§ Your goal:
Copy exactly, and only, the lines between the start of the entries below and the line containing "text_gray = '#6b7178'", both inclusive. Omit pictures.
++++++++++++++++++++
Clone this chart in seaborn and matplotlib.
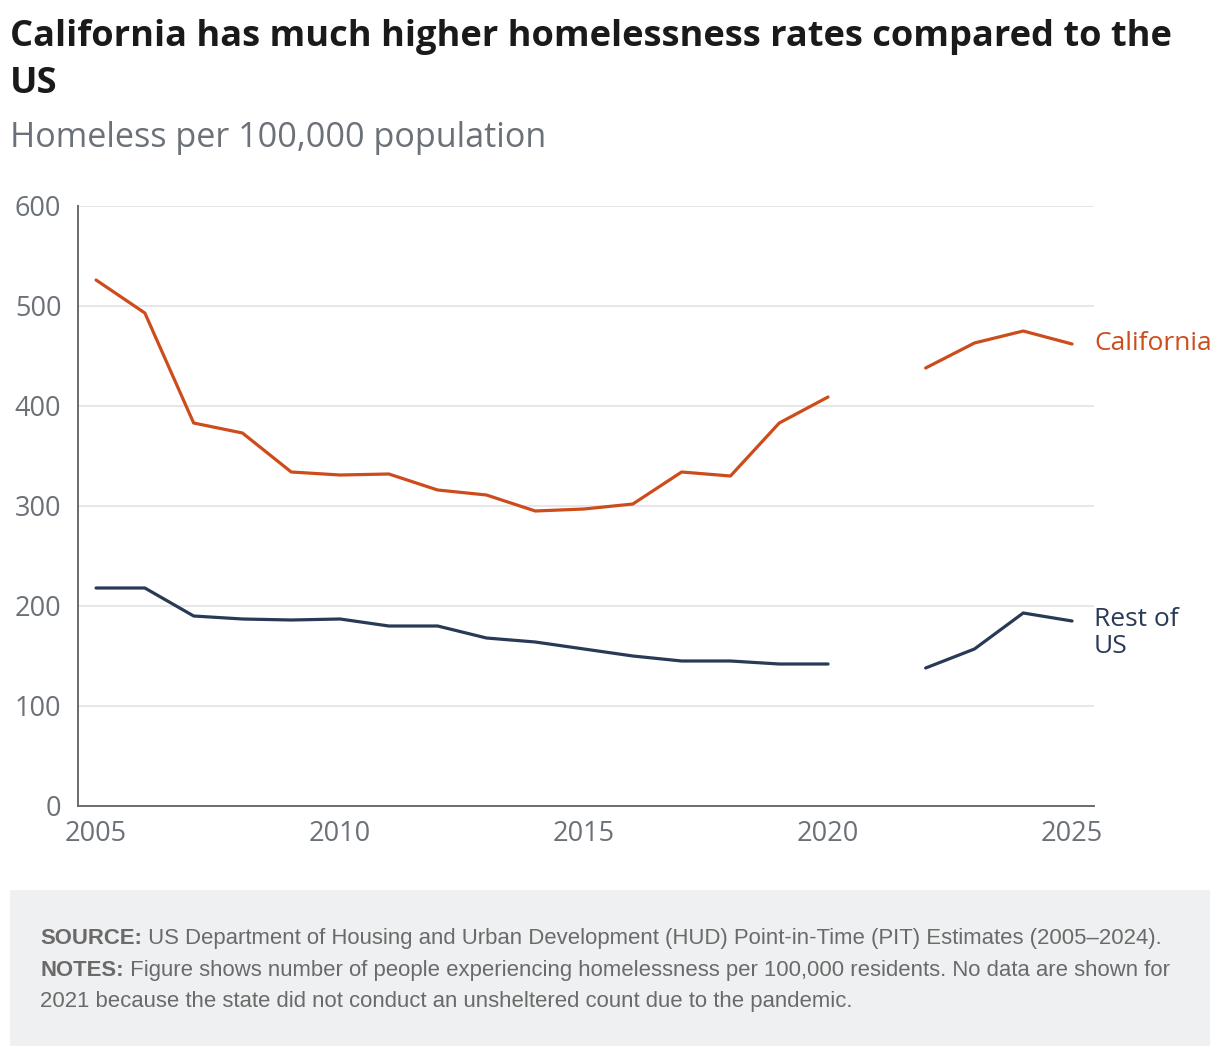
import matplotlib.pyplot as plt
import numpy as np
import pandas as pd
import seaborn as sns
from matplotlib.patches import Rectangle

# Data (no data for 2021)
years_before = [2005, 2006, 2007, 2008, 2009, 2010, 2011, 2012, 2013, 2014,
                2015, 2016, 2017, 2018, 2019, 2020]
years_after = [2022, 2023, 2024, 2025]

california_before = [526, 493, 383, 373, 334, 331, 332, 316, 311, 295,
                     297, 302, 334, 330, 383, 409]
california_after = [438, 463, 475, 462]

rest_before = [218, 218, 190, 187, 186, 187, 180, 180, 168, 164,
               157, 150, 145, 145, 142, 142]
rest_after = [138, 157, 193, 185]

x_ticks = [2005, 2010, 2015, 2020, 2025]
y_ticks = [0, 100, 200, 300, 400, 500, 600]

colors = {'California': '#cc4c1c', 'Rest of US': '#283a55'}
text_gray = '#6b7178'

# Long table, with a segment id so the 2021 gap stays open
frames = []
for name, before, after in [('California', california_before, california_after),
                            ('Rest of US', rest_before, rest_after)]:
    frames.append(pd.DataFrame({'year': years_before, 'value': before,
                                'series': name, 'segment': 'a'}))
    frames.append(pd.DataFrame({'year': years_after, 'value': after,
                                'series': name, 'segment': 'b'}))
df = pd.concat(frames, ignore_index=True)

sns.set_theme(style='white')
plt.rcParams['font.family'] = ['Open Sans', 'DejaVu Sans']

W, H = 1220, 1056
fig = plt.figure(figsize=(W / 100, H / 100), dpi=100)
ax = fig.add_axes([78 / W, 1 - 806 / H, (1094 - 78) / W, 600 / H])

sns.lineplot(data=df, x='year', y='value', hue='series', units='segment',
             estimator=None, palette=colors, linewidth=2.3, legend=False, ax=ax)

ax.set_xlim(2004.63, 2025.45)
ax.set_ylim(0, 600)
ax.set_xticks(x_ticks)
ax.set_yticks(y_ticks)
ax.set_xlabel('')
ax.set_ylabel('')
ax.tick_params(axis='both', length=0, labelsize=19.5, labelcolor=text_gray)
ax.tick_params(axis='y', pad=12)
ax.tick_params(axis='x', pad=10)

# Horizontal grid only
ax.yaxis.grid(True, color='#e3e3e3', linewidth=1.2)
ax.xaxis.grid(False)
ax.set_axisbelow(True)
for side in ['top', 'right']:
    ax.spines[side].set_visible(False)
for side in ['left', 'bottom']:
    ax.spines[side].set_color('#6b6b6b')
    ax.spines[side].set_linewidth(1.4)
    ax.spines[side].set_zorder(3)

# Direct labels at the line ends
ax.text(1.0, 462, 'California', transform=ax.get_yaxis_transform(),
        color=colors['California'], fontsize=19, va='center', ha='left')
ax.text(1.0, 173, 'Rest of\nUS', transform=ax.get_yaxis_transform(),
        color=colors['Rest of US'], fontsize=19, va='center', ha='left',
        linespacing=1.08)

# Title and subtitle
title_kw = dict(fontsize=26.1, fontweight='bold', color='#1a1a1a', ha='left', va='baseline')
fig.text(10 / W, 1 - 46 / H,
         'California has much higher homelessness rates compared to the', **title_kw)
fig.text(10 / W, 1 - 93 / H, 'US', **title_kw)
fig.text(10 / W, 1 - 147 / H, 'Homeless per 100,000 population',
         fontsize=24.6, color=text_gray, ha='left', va='baseline')

# Footer box with source and notes
fig.patches.append(Rectangle((10 / W, 1 - 1046 / H), 1200 / W, 156 / H,
                             transform=fig.transFigure, facecolor='#eff0f1',
                             edgecolor='none', zorder=0))
foot = dict(fontsize=15.9, color='#6a6a6a', ha='left', va='baseline',
            family=['Liberation Sans', 'DejaVu Sans'])
lines = [
    (944, 'SOURCE:', ' US Department of Housing and Urban Development (HUD) Point-in-Time (PIT) Estimates (2005–2024).'),
    (976, 'NOTES:', ' Figure shows number of people experiencing homelessness per 100,000 residents. No data are shown for'),
    (1007, '', '2021 because the state did not conduct an unsheltered count due to the pandemic.'),
]
renderer = fig.canvas.get_renderer()
for y, bold, rest in lines:
    x = 40 / W
    if bold:
        t = fig.text(x, 1 - y / H, bold, fontweight='bold', **foot)
        bb = t.get_window_extent(renderer=renderer)
        x = bb.x1 / fig.bbox.width
    fig.text(x, 1 - y / H, rest, **foot)

fig.savefig('out.png', dpi=100)
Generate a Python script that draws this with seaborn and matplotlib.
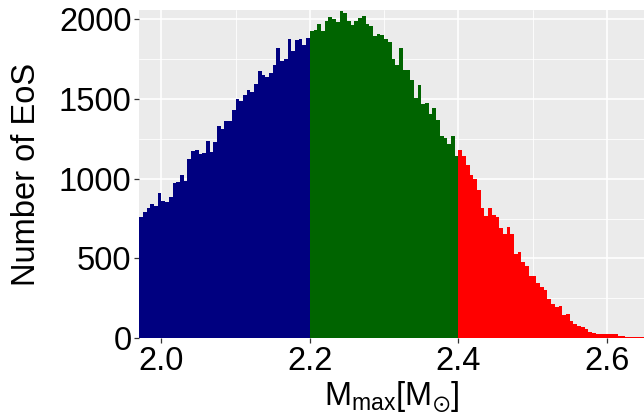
++++++++++++++++++++
§ Response to this task:
Clone this chart in seaborn and matplotlib.
import matplotlib.pyplot as plt
import numpy as np
import pandas as pd
import seaborn as sns
from matplotlib.patches import Rectangle

# Data (no data for 2021)
years_before = [2005, 2006, 2007, 2008, 2009, 2010, 2011, 2012, 2013, 2014,
                2015, 2016, 2017, 2018, 2019, 2020]
years_after = [2022, 2023, 2024, 2025]

california_before = [526, 493, 383, 373, 334, 331, 332, 316, 311, 295,
                     297, 302, 334, 330, 383, 409]
california_after = [438, 463, 475, 462]

rest_before = [218, 218, 190, 187, 186, 187, 180, 180, 168, 164,
               157, 150, 145, 145, 142, 142]
rest_after = [138, 157, 193, 185]

x_ticks = [2005, 2010, 2015, 2020, 2025]
y_ticks = [0, 100, 200, 300, 400, 500, 600]

colors = {'California': '#cc4c1c', 'Rest of US': '#283a55'}
text_gray = '#6b7178'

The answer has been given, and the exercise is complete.